Cashing out or making significant reductions to retirement savings contributions is the worst mistake you can make during a recession.

Even for experienced investors, it is almost impossible to buy back into the equity markets at the right time. When you stop contributing to your retirement savings in a recession, you are missing the chance to buy stocks at the lowest prices. You will also miss receiving your company match, which amounts to passing on free money. Stopping contributions, especially in a recession, will have a net negative effect on your overall retirement savings and plan. It’s possible that you will put your retirement date back by years.

Another tempting option in a recession is to borrow against your retirement savings. This strategy can also do more harm than good in a recession. A five-year study by the Pension Research Council at Wharton School, Borrowing from the Future: 401Ik) Plan Loans and Loan Defaults, found that almost 40% of 401(k) participants borrowed from their retirement accounts, and 20% of defined-contribution retirement plans (which include 401(k) and IRA plans) had an outstanding balance at some point in time. However, the overall rate of borrowing from retirement accounts decreased during the last major recession in 2008 and 2009. Though borrowing against retirement is common, pulling money out of a retirement account when stocks are low only ensures that you will miss out on the gains that come when the market bounces back.

Borrowing from or cashing out of a retirement plan in a recession is equivalent to selling stock at a lower price than you bought it for. It is counterproductive to retirement, even if it can help pay the bills in the short term. Stay the course on your retirement plan and avoid common recession pitfalls.
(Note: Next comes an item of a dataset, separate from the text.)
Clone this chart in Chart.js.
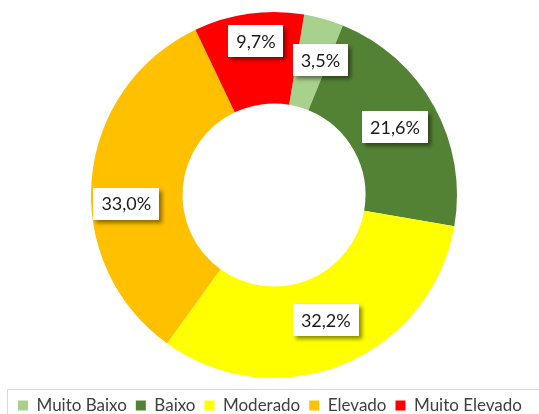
<!DOCTYPE html>
<html>
<head>
<meta charset="utf-8">
<script src="https://cdn.jsdelivr.net/npm/chart.js@4/dist/chart.umd.min.js"></script>
<style>
  html, body { margin: 0; padding: 0; background: #fff; overflow: hidden; }
  #wrap { position: relative; width: 539px; height: 424px; }
</style>
</head>
<body>
<div id="wrap"><canvas id="c" width="539" height="424"></canvas></div>
<script>
const categories = ['Muito Baixo', 'Baixo', 'Moderado', 'Elevado', 'Muito Elevado'];
const values = [3.5, 21.6, 32.2, 33.0, 9.7];
const colors = ['#a9d18e', '#548235', '#ffff00', '#ffc000', '#ff0000'];

// label nudges (layout only)
const labelNudge = [[9, -3], [1, -1], [0, -2], [-11, 21], [1, -18]];

const labelPlugin = {
  id: 'boxLabels',
  afterDatasetsDraw(chart) {
    const ctx = chart.ctx;
    const meta = chart.getDatasetMeta(0);
    ctx.save();
    ctx.font = '18px Lato, "Open Sans", sans-serif';
    ctx.textAlign = 'center';
    ctx.textBaseline = 'middle';
    meta.data.forEach((arc, i) => {
      const p = arc.tooltipPosition();
      const x = p.x + labelNudge[i][0];
      const y = p.y + labelNudge[i][1];
      const txt = chart.data.datasets[0].data[i].toFixed(1).replace('.', ',') + '%';
      const w = ctx.measureText(txt).width + 16;
      const h = 32;
      ctx.save();
      ctx.shadowColor = 'rgba(0,0,0,0.45)';
      ctx.shadowBlur = 4;
      ctx.shadowOffsetX = 3;
      ctx.shadowOffsetY = 3;
      ctx.fillStyle = '#ffffff';
      ctx.fillRect(Math.round(x - w / 2), Math.round(y - h / 2), Math.round(w), h);
      ctx.restore();
      ctx.fillStyle = '#1a1a1a';
      ctx.fillText(txt, x, y + 1);
    });
    ctx.restore();
  }
};

const legendBorder = {
  id: 'legendBorder',
  afterDraw(chart) {
    const lg = chart.legend;
    const ctx = chart.ctx;
    ctx.save();
    ctx.strokeStyle = '#d9d9d9';
    ctx.lineWidth = 1;
    ctx.strokeRect(7.5, lg.top + 1.5, 560, 60);
    ctx.restore();
  }
};

new Chart(document.getElementById('c'), {
  type: 'doughnut',
  data: {
    labels: categories,
    datasets: [{
      data: values,
      backgroundColor: colors,
      borderWidth: 0
    }]
  },
  options: {
    responsive: false,
    animation: false,
    rotation: 9.5,
    radius: 183,
    cutout: '50%',
    layout: { padding: { top: 2, left: 9, right: 0, bottom: 0 } },
    plugins: {
      tooltip: { enabled: false },
      legend: {
        position: 'bottom',
        align: 'start',
        labels: {
          boxWidth: 10,
          boxHeight: 10,
          padding: 9,
          color: '#404040',
          font: { size: 17, family: 'Lato, "Open Sans", sans-serif' }
        }
      }
    }
  },
  plugins: [labelPlugin, legendBorder]
});
</script>
</body>
</html>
The good news about a bearish market — stocks are on sale

Believe it or not, there are some upsides to a recession. Think of declining stock prices as an opportunity, like a limited-time sale. The more you contribute toward your 401(k) during a recession, the better discounts you receive on your stocks. When the market rebounds, you will reap the benefit of a rapid rise in stock prices. In a recession, saving for retirement and contributing to your 401(k) can be difficult, but the funds you save in a down market will get you much closer to retirement than those you save in a bullish market.

Weathering the storm

It is nerve-racking to watch your retirement savings decline with the stock market during a recession. However, it is important to remember that a solid investment plan accounts for periodic downturns and is built to weather them. By planning for a recession ahead of time, it is possible to reduce or maintain normal expenses before it hits. This strategy frees up funds to contribute toward retirement accounts.

Keep your investment strategy in place and maintain a long-term outlook, and your portfolio will rebound from a recession with your retirement savings intact. This will give your portfolio the best chance to bounce back when the bull market returns and will keep you on track for your retirement goals.

Nick Strain is senior wealth adviser and wealth advisory committee chair at Halbert Hargrove.